The informant gave officers descriptions of the couple and their vehicles and subsequently picked Tsang out at an identification procedure.
The jury was told that Pan arranged the clients. She would give the sex workers instructions via a messaging application about a client, the address, what they wanted, what was expected, the fee that should be charged and if ‘Big Brother’ was on his way to collect them.
Each booking ranged in price from approximately £120 to £230 and the money had to be given to Tsang.
The sex workers were also told to sell drugs, either cocaine or crystal meth, to clients.
Pan would tell the women what drug the client wanted and to give it to the client when he arrived.
After the informant went to the police in July 2019 officers began an investigation codenamed Operation Laius.
As part of their enquiries, undercover operatives contacted a telephone number that had been identified as advertising sexual services.
The operatives met the women who confirmed sexual services would be provided, before making their excuses and leaving the addresses.
After building enough evidence against the couple a series of warrants were executed on Thursday, 16 January 2020.
Tsang was arrested in Waterloo Place where he was parked in his vehicle after picking up a woman from High Street Kensington and dropping her nearby.
Officers searched his vehicle and found a Chinese woman’s passport and underwear in the glove box.
Inside the car were a number of carrier bags filled with boxes of condoms and multiple packets of underwear and outfits.
That same day, a search warrant was executed at Tsang and Pan’s home address in St Mary's Terrace, Westminster.

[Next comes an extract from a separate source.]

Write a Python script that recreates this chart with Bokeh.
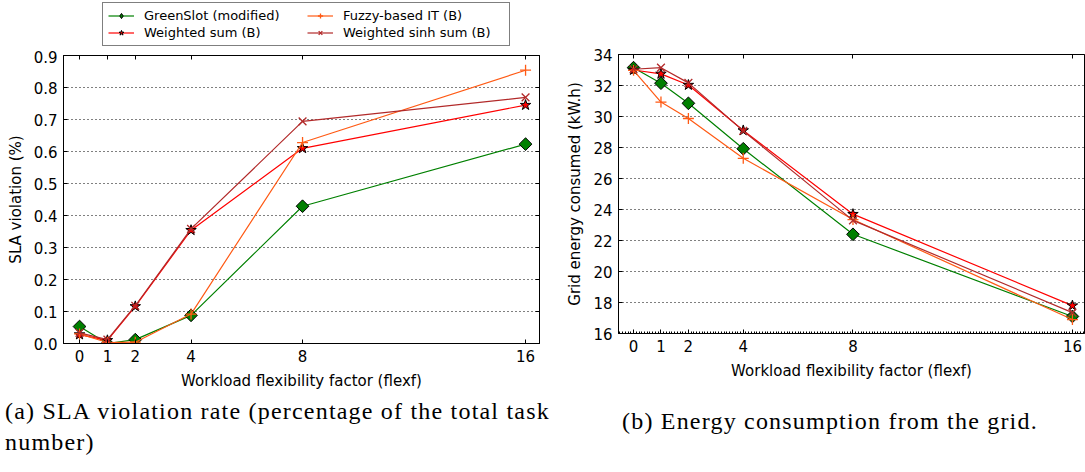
import numpy as np
from bokeh.plotting import figure
from bokeh.models import (Legend, LegendItem, LinearAxis, FixedTicker, Range1d, Div,
                          PrintfTickFormatter, CustomJSTickFormatter)
from bokeh.layouts import row, column
from bokeh.embed import file_html
from bokeh.resources import INLINE

# ---------------- data ----------------
flexf = [0, 1, 2, 4, 8, 16]
series_names = ["GreenSlot (modified)", "Weighted sum (B)", "Fuzzy-based IT (B)", "Weighted sinh sum (B)"]

sla_greenslot = [0.053, 0.0, 0.012, 0.088, 0.429, 0.623]
sla_wsum = [0.028, 0.01, 0.116, 0.354, 0.61, 0.745]
sla_fuzzy = [0.03, 0.003, 0.004, 0.092, 0.628, 0.854]
sla_wsinh = [0.033, 0.012, 0.118, 0.358, 0.694, 0.769]

energy_greenslot = [33.15, 32.15, 30.85, 27.92, 22.4, 17.1]
energy_wsum = [33.0, 32.75, 32.03, 29.1, 23.7, 17.8]
energy_fuzzy = [32.98, 30.93, 29.87, 27.3, 23.35, 16.9]
energy_wsinh = [33.05, 33.15, 32.17, 29.07, 23.3, 17.35]

sla_ticks = [0.0, 0.1, 0.2, 0.3, 0.4, 0.5, 0.6, 0.7, 0.8, 0.9]
energy_ticks = [16, 18, 20, 22, 24, 26, 28, 30, 32, 34]

# ---------------- styles ----------------
FONT = "DejaVu Sans"
COLORS = ["#008000", "#ff0000", "#ff5a14", "#b22a2a"]
MARKERS = [dict(marker="square", angle=np.pi / 4, size=9, fill_color="#008000", line_color="black"),
           dict(marker="star", size=11, fill_color="#ff0000", line_color="black"),
           dict(marker="cross", size=11, line_color="#ff5a14", line_width=1.3),
           dict(marker="x", size=11, line_color="#b22a2a", line_width=1.3)]
LEGEND_MARKERS = [dict(marker="diamond", size=13, fill_color="#008000", line_color="black")] + MARKERS[1:]

EMPTY = CustomJSTickFormatter(code="return ''")


def style_axis(ax, ticks, labels=True, minor=None):
    ax.ticker = FixedTicker(ticks=ticks, minor_ticks=minor or [])
    ax.axis_line_color = "black"
    ax.axis_line_width = 1
    ax.major_tick_in = 4
    ax.major_tick_out = 0
    ax.major_tick_line_color = "black"
    ax.minor_tick_in = 2 if minor else 0
    ax.minor_tick_out = 0
    ax.minor_tick_line_color = "black" if minor else None
    ax.major_label_text_font = FONT
    ax.major_label_text_font_size = "15px"
    ax.major_label_text_color = "black"
    ax.major_label_standoff = 6 if labels else 0
    if not labels:
        ax.formatter = EMPTY
    ax.axis_label_text_font = FONT
    ax.axis_label_text_font_size = "15px"
    ax.axis_label_text_font_style = "normal"
    ax.axis_label_text_color = "black"


def make_fig(width, height, xr, yr, borders, yticks, ylabel, yfmt, minor_x=None, right_axis=True):
    p = figure(width=width, height=height, x_range=Range1d(*xr), y_range=Range1d(*yr),
               output_backend="svg", toolbar_location=None,
               min_border_left=borders[0], min_border_right=borders[1],
               min_border_top=borders[2], min_border_bottom=borders[3],
               background_fill_color="white", border_fill_color="white")
    p.outline_line_color = "black"
    p.outline_line_width = 1
    p.xgrid.visible = False
    p.ygrid.ticker = FixedTicker(ticks=yticks)
    p.ygrid.grid_line_color = "black"
    p.ygrid.grid_line_dash = "1 3"
    p.ygrid.grid_line_width = 1
    style_axis(p.xaxis[0], flexf, minor=minor_x)
    p.xaxis[0].axis_label = "Workload flexibility factor (flexf)"
    p.xaxis[0].axis_label_standoff = 7
    style_axis(p.yaxis[0], yticks)
    p.yaxis[0].axis_label = ylabel
    p.yaxis[0].axis_label_standoff = 6
    p.yaxis[0].formatter = yfmt
    top = LinearAxis()
    style_axis(top, flexf, labels=False)
    p.add_layout(top, "above")
    if right_axis:
        rgt = LinearAxis()
        style_axis(rgt, yticks, labels=False)
        p.add_layout(rgt, "right")
    return p


def draw(p, ys, markers=MARKERS, visible=True):
    items = []
    for name, y, col, mk in zip(series_names, ys, COLORS, markers):
        lr = p.line(flexf, y, line_color=col, line_width=1.2, visible=visible)
        sr = p.scatter(flexf, y, visible=visible, **mk)
        items.append(LegendItem(label=name, renderers=[lr, sr]))
    return items


sla_series = [sla_greenslot, sla_wsum, sla_fuzzy, sla_wsinh]

# ---------------- legend strip (above left plot) ----------------
pl = figure(width=560, height=50, x_range=Range1d(0, 1), y_range=Range1d(0, 1),
            output_backend="svg", toolbar_location=None, x_axis_type=None, y_axis_type=None,
            min_border=0, background_fill_color="white", border_fill_color="white")
pl.outline_line_color = None
pl.grid.visible = False
leg_items = draw(pl, sla_series, markers=LEGEND_MARKERS, visible=False)
legend = Legend(items=leg_items, ncols=2, location=(39, 4),
                label_text_font=FONT, label_text_font_size="13px", label_text_color="black",
                label_height=13, glyph_height=13, glyph_width=26, label_width=161,
                label_standoff=10, spacing=2, padding=5, margin=0,
                border_line_color="black", border_line_width=1.3,
                background_fill_color="white", background_fill_alpha=1,
                inactive_fill_alpha=0)
pl.add_layout(legend)

# ---------------- left: SLA ----------------
p1 = make_fig(560, 346, (-0.575, 16.5), (0, 0.9), (63, 21, 5, 53), sla_ticks,
              "SLA violation (%)", PrintfTickFormatter(format="%.1f"))
draw(p1, sla_series)

# ---------------- right: energy ----------------
p2 = make_fig(525, 396, (-0.548, 16.44), (16, 34), (58, 1, 54, 63), energy_ticks,
              "Grid energy consumed (kW.h)", PrintfTickFormatter(format="%d"),
              minor_x=[round(v, 2) for v in np.arange(-0.5, 16.45, 0.1)], right_axis=False)
draw(p2, [energy_greenslot, energy_wsum, energy_fuzzy, energy_wsinh])

cap_style = {"font-family": "'Liberation Serif', serif", "font-size": "24px",
             "line-height": "31px", "letter-spacing": "1.2px", "color": "black",
             "white-space": "nowrap"}
cap_a = Div(text="(a) SLA violation rate (percentage of the total task<br>number)",
            width=560, height=70, styles=dict(cap_style, **{"padding-left": "5px"}),
            margin=(0, 0, 0, 0))
cap_b = Div(text="(b) Energy consumption from the grid.", width=525, height=70,
            styles=dict(cap_style, **{"padding-left": "62px", "padding-top": "10px"}),
            margin=(0, 0, 0, 0))

layout = row(column(pl, p1, cap_a, spacing=0), column(p2, cap_b, spacing=0), spacing=0)

open("out.html", "w").write(file_html(layout, INLINE))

Pan was present, but she refused to let the officers in – keeping a chain on the door.
After officers forced entry, she was arrested on suspicion of human trafficking and controlling prostitution for gain.
During searches at their home and the addresses in Kensington and Marylebone, officers recovered vast amounts of evidence including passports, mobile phones, thousands of condoms, outfits and drugs such as cocaine and crystal meth.
They were both charged on Friday, 17 January and were convicted as above.
The couple were found to have laundered at least £171,472 in cash and bank transactions, the court heard.
Drugs in 'street sale' sized bags were also found at the Ashmill Street address and a brown A4 envelope was later recovered containing cocaine, ketamine and crystal meth in snap bags.
'All the packages were ready to go for sale in some sort of supply, small saleable quantities,' said Mr Raudnitz.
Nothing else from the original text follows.